* [BRIEF]
Read the listing below and copy out every line that holds "this".

Start of DATASET CONTENT

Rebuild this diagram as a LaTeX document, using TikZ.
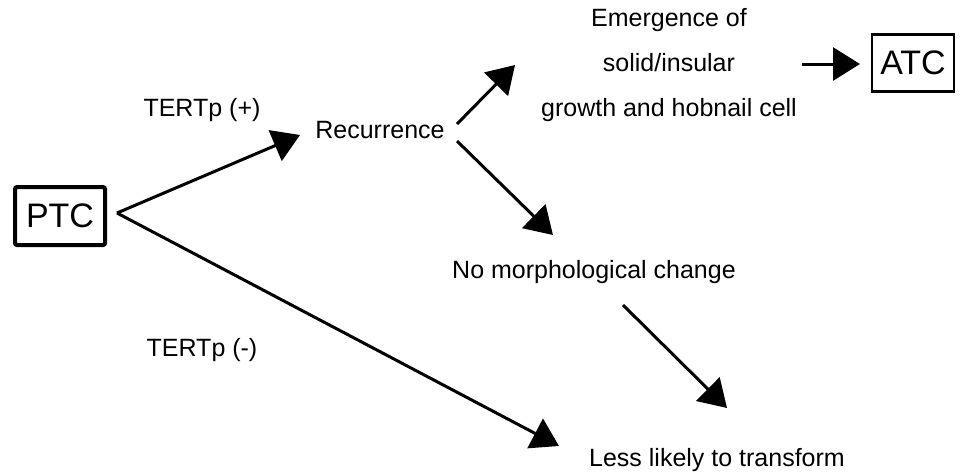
\documentclass[tikz,border=0pt]{standalone}
\usepackage{fontspec}
\setmainfont{Liberation Sans}
\usetikzlibrary{arrows.meta}

\begin{document}
\begin{tikzpicture}[x=0.5pt,y=-0.5pt,
    flow/.style={line width=1.5pt,-{Triangle[length=13.5pt,width=16.5pt]}},
    note/.style={font=\fontsize{12.5}{22.5}\selectfont,inner sep=0,align=center},
    stage/.style={draw,font=\fontsize{17}{20}\selectfont,inner sep=0}]
    \useasboundingbox (0,0) rectangle (966,473);
    % boxes
    \node[stage,line width=2pt,rounded corners=1pt,minimum width=45pt,minimum height=29pt] (ptc) at (60,216) {PTC};
    \node[stage,line width=1.4pt,minimum width=41pt,minimum height=28.6pt] (atc) at (913,63) {ATC};
    % texts
    \node[note] (pos) at (202,110) {TERTp (+)};
    \node[note] (neg) at (202,350) {TERTp (-)};
    \node[note] (rec) at (380,130) {Recurrence};
    \node[note] (emerg) at (669,65) {Emergence of\\solid/insular\\growth and hobnail cell};
    \node[note] (nochange) at (594,272) {No morphological change};
    \node[note] (less) at (717,460) {Less likely to transform};
    % arrow ends
    \coordinate (fork) at ([shift={(10,-3)}]ptc.east);
    \coordinate (recin) at (300,135);
    \coordinate (lessin) at (559,446);
    \coordinate (recup) at (457,124);
    \coordinate (emergin) at (515,65);
    \coordinate (recdown) at (457,141);
    \coordinate (nochangein) at (553,235);
    \coordinate (emergout) at (802,64);
    \coordinate (atcin) at (860,64);
    \coordinate (nochangeout) at (623,305);
    \coordinate (lesstop) at (727,408);
    \draw[flow] (fork) -- (recin);
    \draw[flow] (fork) -- (lessin);
    \draw[flow] (recup) -- (emergin);
    \draw[flow] (recdown) -- (nochangein);
    \draw[flow] (emergout) -- (atcin);
    \draw[flow] (nochangeout) -- (lesstop);
\end{tikzpicture}
\end{document}
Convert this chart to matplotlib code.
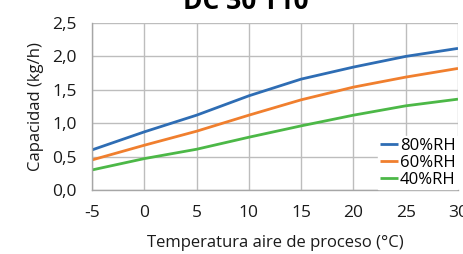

End of DATASET CONTENT

* [ANSWER TO THE EXERCISE]
Rebuild this diagram as a LaTeX document, using TikZ.
Convert this chart to matplotlib code.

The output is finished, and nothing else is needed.